▸ WORK REQUIRED
Return precisely the span of lines from the top of the material below to the line containing "t in y_ticks]", both included. Pictures are excluded.

•••

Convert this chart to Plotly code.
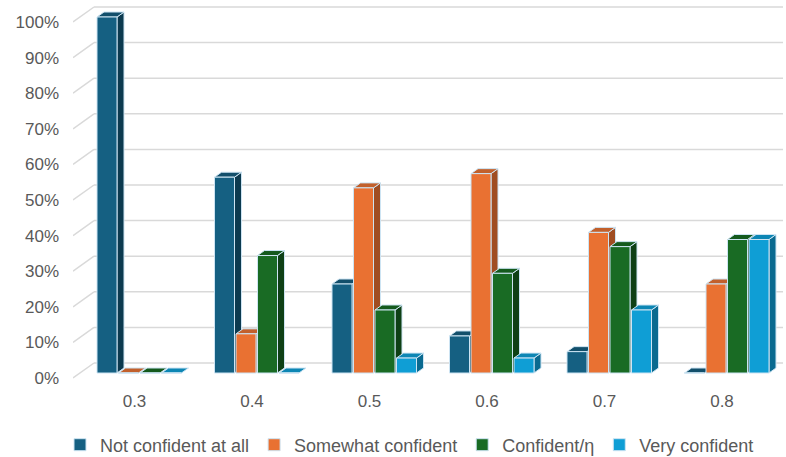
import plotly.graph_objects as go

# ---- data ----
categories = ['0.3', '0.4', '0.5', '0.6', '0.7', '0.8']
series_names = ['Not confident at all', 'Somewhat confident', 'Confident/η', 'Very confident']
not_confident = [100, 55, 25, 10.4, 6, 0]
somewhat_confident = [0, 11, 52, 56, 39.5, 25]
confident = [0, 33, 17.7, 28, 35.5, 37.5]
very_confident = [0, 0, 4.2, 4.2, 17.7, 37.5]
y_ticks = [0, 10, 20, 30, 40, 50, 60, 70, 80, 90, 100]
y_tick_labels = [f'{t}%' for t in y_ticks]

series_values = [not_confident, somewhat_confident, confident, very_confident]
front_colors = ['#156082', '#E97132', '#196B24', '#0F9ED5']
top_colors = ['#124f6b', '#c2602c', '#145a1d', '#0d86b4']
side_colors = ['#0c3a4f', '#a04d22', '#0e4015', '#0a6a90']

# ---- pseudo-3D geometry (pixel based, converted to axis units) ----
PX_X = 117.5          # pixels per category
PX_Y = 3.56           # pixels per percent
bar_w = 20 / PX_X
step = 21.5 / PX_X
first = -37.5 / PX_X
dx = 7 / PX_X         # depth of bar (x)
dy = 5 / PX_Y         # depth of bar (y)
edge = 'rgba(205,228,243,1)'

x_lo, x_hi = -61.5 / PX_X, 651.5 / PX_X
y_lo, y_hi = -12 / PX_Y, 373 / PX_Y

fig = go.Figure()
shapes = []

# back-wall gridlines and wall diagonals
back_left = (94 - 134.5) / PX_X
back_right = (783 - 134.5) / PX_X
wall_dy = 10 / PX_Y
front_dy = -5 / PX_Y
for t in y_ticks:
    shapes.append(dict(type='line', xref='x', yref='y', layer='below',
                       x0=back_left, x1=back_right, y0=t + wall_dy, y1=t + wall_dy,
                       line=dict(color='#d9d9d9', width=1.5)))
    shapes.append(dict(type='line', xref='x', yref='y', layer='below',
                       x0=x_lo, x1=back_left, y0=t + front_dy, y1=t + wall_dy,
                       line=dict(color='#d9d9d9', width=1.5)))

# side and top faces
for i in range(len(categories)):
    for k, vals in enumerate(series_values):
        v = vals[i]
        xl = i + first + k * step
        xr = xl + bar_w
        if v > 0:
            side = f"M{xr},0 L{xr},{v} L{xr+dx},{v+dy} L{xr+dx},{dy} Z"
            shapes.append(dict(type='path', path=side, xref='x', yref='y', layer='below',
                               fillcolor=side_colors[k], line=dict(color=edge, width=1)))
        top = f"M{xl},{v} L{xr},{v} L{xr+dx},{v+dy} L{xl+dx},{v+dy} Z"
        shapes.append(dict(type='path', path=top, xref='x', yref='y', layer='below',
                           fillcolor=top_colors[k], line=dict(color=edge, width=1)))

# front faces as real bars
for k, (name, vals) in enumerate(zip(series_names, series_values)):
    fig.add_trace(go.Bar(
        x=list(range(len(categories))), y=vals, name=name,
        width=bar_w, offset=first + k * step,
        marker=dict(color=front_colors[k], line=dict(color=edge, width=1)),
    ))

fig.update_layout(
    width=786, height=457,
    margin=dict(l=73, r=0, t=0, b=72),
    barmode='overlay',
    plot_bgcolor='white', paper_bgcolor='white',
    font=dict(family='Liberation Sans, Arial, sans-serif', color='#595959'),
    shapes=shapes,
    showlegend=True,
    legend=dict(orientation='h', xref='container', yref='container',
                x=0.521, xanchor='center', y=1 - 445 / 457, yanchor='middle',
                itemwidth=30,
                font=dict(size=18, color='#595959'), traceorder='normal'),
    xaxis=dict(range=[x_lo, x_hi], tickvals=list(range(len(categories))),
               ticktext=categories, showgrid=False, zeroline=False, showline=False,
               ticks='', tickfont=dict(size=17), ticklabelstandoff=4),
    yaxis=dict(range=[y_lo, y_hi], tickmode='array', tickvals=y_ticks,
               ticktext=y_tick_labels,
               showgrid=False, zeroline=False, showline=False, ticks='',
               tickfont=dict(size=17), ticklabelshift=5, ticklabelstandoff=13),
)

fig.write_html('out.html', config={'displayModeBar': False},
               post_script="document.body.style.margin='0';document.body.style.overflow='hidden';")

•••

▸ WRITTEN ANSWER
Convert this chart to Plotly code.
import plotly.graph_objects as go

# ---- data ----
categories = ['0.3', '0.4', '0.5', '0.6', '0.7', '0.8']
series_names = ['Not confident at all', 'Somewhat confident', 'Confident/η', 'Very confident']
not_confident = [100, 55, 25, 10.4, 6, 0]
somewhat_confident = [0, 11, 52, 56, 39.5, 25]
confident = [0, 33, 17.7, 28, 35.5, 37.5]
very_confident = [0, 0, 4.2, 4.2, 17.7, 37.5]
y_ticks = [0, 10, 20, 30, 40, 50, 60, 70, 80, 90, 100]
y_tick_labels = [f'{t}%' for t in y_ticks]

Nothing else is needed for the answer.